2. § 7a Abs. 2 ZuVOJu BW in der Fassung ab 04.04.2025 wird voraussichtlich lauten:
„Den Commercial Chambers am Landgericht Stuttgart werden für den Bezirk des Oberlandesgerichts Stuttgart im ersten Rechtszug die in § 7 Absatz 2 Satz 1 Nummern 1 bis 3 genannten Streitigkeiten zugewiesen, soweit eine sachliche Zuständigkeit des Landgerichts begründet ist. § 7 Absatz 2 Satz 3 gilt entsprechend.
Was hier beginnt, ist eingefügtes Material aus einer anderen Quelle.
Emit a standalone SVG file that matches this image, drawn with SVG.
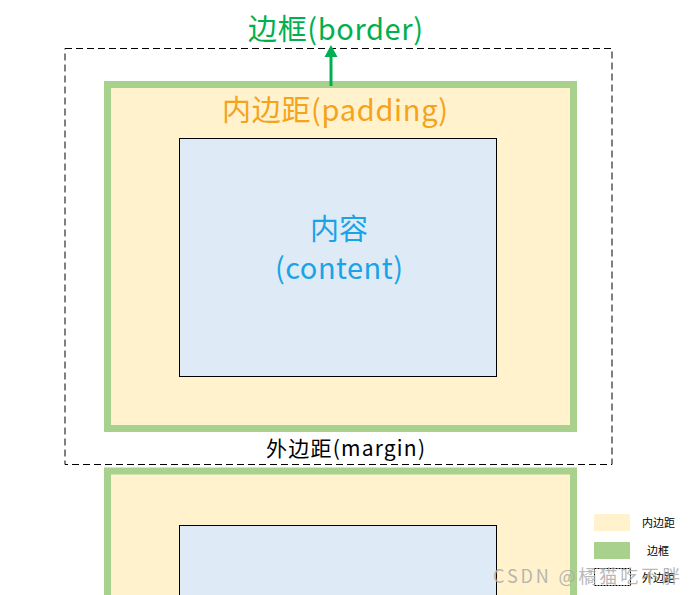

Die Zuständigkeit des Commercial Court nach § 7 Absatz 2 Satz 1 bleibt hiervon unberührt."
3. Denkbar wäre in den Absätzen 2 und 3 der Klausel auch eine statische Verweisung auf die zum Zeitpunkt der Unterzeichnung des Vertrages geltende Fassung von §§ 7, 7a ZuVOJu BW und eine konkrete Aufführung der Streitwertschwelle von aktuell 500.000,00 Euro. Die vorgesehene dynamische Verweisung in beiden Punkten hat den Vorteil, dass eine Ausweitung der Sachgebiete und eine Absenkung der Streitwertschwelle in § 119b Abs. 1 GVG, §§ 7, 7a ZuVOJu BW erfasst wären.
4. § 119b Abs. 2 GVG lässt die Vereinbarung über die Zuständigkeit des Commercial Courts unabhängig von den Voraussetzungen des § 38 ZPO zu. 5. Nach § 7a Abs. 2 ZuVOJu wird für die von Absatz 3 erfassten Streitigkeiten eine Zuständigkeitskonzentration beim Landgericht Stuttgart (Commercial Chambers) erfolgen, sofern ein örtlicher Gerichtsstand im Bezirk des Oberlandesgerichts Stuttgart liegt. Soweit in anderen Fällen die örtliche Zuständigkeit des Landgerichts Stuttgart (Commercial Chambers) durch Vereinbarung nach Absatz 1 begründet werden soll, sollten vorsorglich die Vorgaben von § 38 ZPO beachtet werden.